Sementara itu Kepala Biro Komunikasi dan Layanan Informasi Kemenkeu Deni Surjantoro mengatakan pihaknya berencana menggelar konferensi pers untuk merilis APBN Kita pekan depan.
“Insyaallah minggu depan, tunggu saja ya,” ujarnya saat dikonfirmasi.
Infografis efisiensi anggaran. – (Investor Daily/-)
Dalam konferensi pers APBN Kita pada Selasa (7/1/2025), Kemenkeu melaporkan defisit APBN selama 2024 melebar menjadi Rp 507,8 triliun atau 2,29% dari Produk Domestik Bruto (PDB). Angka ini jauh lebih tinggi dari defisit APBN 2023 yang sebesar Rp 337,3 triliun atau 1,61% dari PDB.
Adapun realisasi pendapatan negara sebesar Rp 2.842,5 triliun lalu belanja negara sebesar Rp 3.350,3 triliun. Sedangkan pembiayaan anggaran sebesar Rp 553,2 triliun. Pendapatan negara tumbuh 2,1% secara tahunan.

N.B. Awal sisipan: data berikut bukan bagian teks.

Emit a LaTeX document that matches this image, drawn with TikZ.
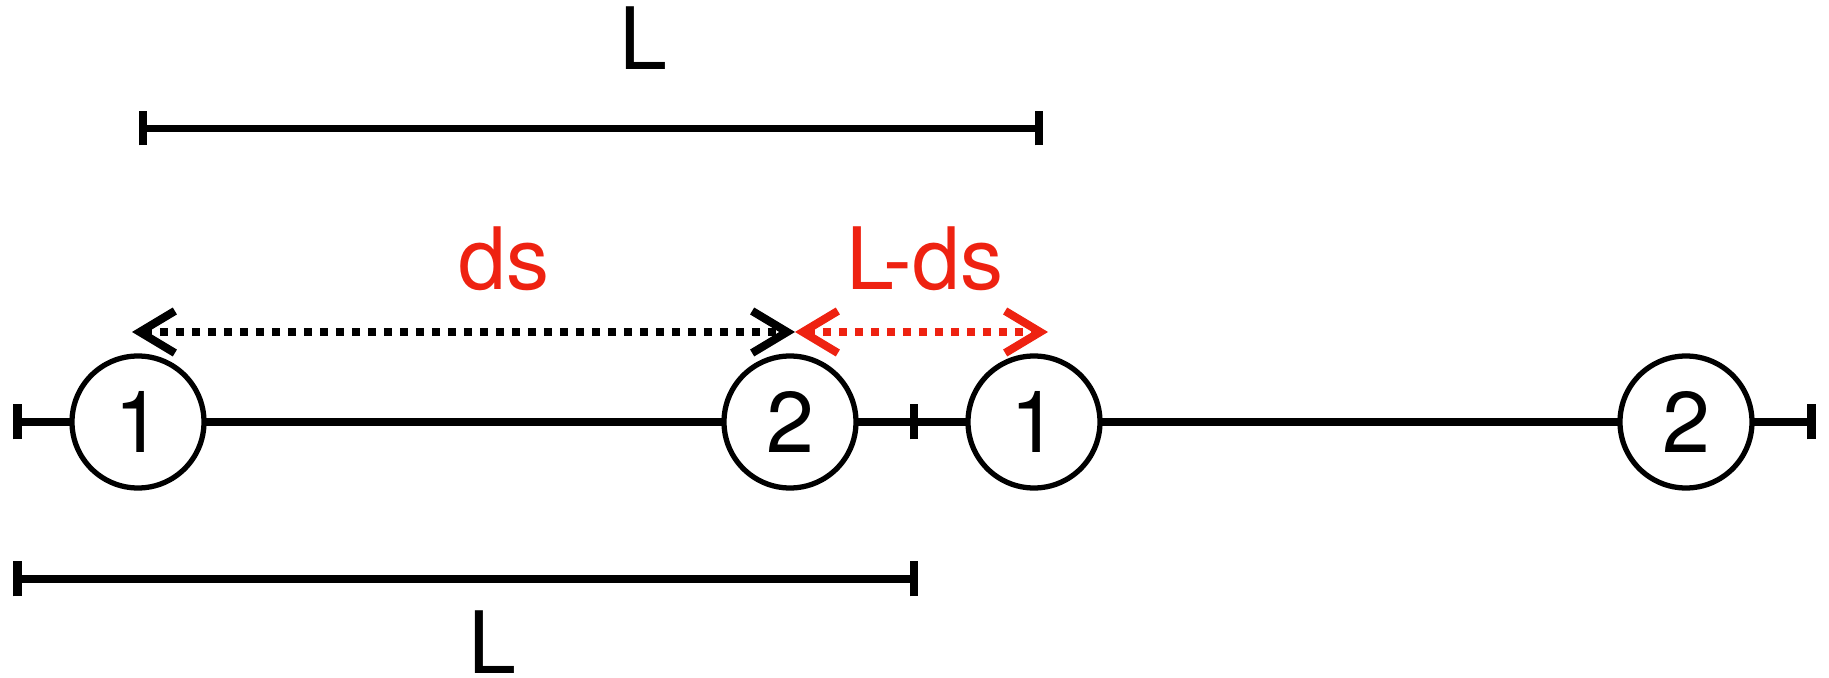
\documentclass[tikz,border=0pt]{standalone}
\usepackage{fontspec}
\setmainfont{TeX Gyre Heros}
\usetikzlibrary{arrows.meta}
\definecolor{dsred}{RGB}{238,34,17}
\begin{document}
\begin{tikzpicture}[>={Straight Barb[length=3.5mm,width=4.2mm]}, font=\fontsize{24.5}{29}\selectfont, line join=round]
	\tikzset{bead/.style={circle,draw,line width=1.5pt,fill=white,minimum size=1.32cm,inner sep=0pt},
		rod/.style={line width=2.2pt},
		tick/.style={line width=2.3pt},
		gap/.style={line width=2.3pt,dash pattern=on 0.8mm off 0.8mm}}
	\useasboundingbox (0,0) rectangle (18.29,6.78);
	%\draw[color=gray!50,dashed] (0,0) grid (18,6);
	% chain, two periods
	\coordinate (t0) at (0.175,2.56);
	\coordinate (t1) at (9.14,2.56);
	\coordinate (t2) at (18.115,2.56);
	\draw[rod] (t0)--(t2);
	\foreach \p in {t0,t1,t2}
		\draw[tick] ([yshift=-1.75mm]\p)--([yshift=1.75mm]\p);
	\node[bead] (a1) at (1.38,2.56){1};
	\node[bead] (a2) at (7.90,2.56){2};
	\node[bead] (b1) at (10.34,2.56){1};
	\node[bead] (b2) at (16.86,2.56){2};
	% period above
	\coordinate (u0) at (1.43,5.495);
	\coordinate (u1) at (10.39,5.495);
	\draw[rod] (u0)--(u1);
	\foreach \p in {u0,u1}
		\draw[tick] ([yshift=-1.7mm]\p)--([yshift=1.7mm]\p);
	\node[anchor=base] (Ltop) at (6.43,6.08){L};
	% period below
	\coordinate (w0) at (0.175,0.99);
	\coordinate (w1) at (9.14,0.99);
	\draw[rod] (w0)--(w1);
	\foreach \p in {w0,w1}
		\draw[tick] ([yshift=-1.75mm]\p)--([yshift=1.75mm]\p);
	\node[anchor=base] (Lbot) at (4.92,0.05){L};
	% distances
	\coordinate (p0) at (1.32,3.46);
	\coordinate (p1) at (7.95,3.46);
	\coordinate (p2) at (10.48,3.46);
	\draw[gap,<->] (p0)--(p1);
	\draw[gap,dsred,<->] (p1)--(p2);
	\node[anchor=base,text=dsred] (ds) at (5.04,3.88){ds};
	\node[anchor=base,text=dsred] (Lds) at (9.25,3.88){L-ds};
\end{tikzpicture}
\end{document}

Jika dirinci, maka penerimaan negara sebesar Rp 2.842,5 triliun terbagi dalam penerimaan pajak sebesar Rp 1.932,4 triliun, kepabeanan dan cukai sebesar Rp 300,2 triliun, penerimaan negara bukan pajak (PNBP) sebesar Rp 579,5 triliun, dan hibah senilai Rp 30, 3 triliun.
Realisasi belanja negara mencapai Rp 3.350,3 triliun pada akhir tahun 2024 atau tumbuh 7,3% dari periode yang sama tahun 2023. Realisasi ini meliputi belanja kementerian/lembaga (K/L) sebesar Rp 1.315 triliun, belanja non-K/L sebesar Rp 1.171,7 triliun, dan transfer ke daerah sebesar Rp 85,1 triliun, sebagaimana dalam laporan APBN KiTA.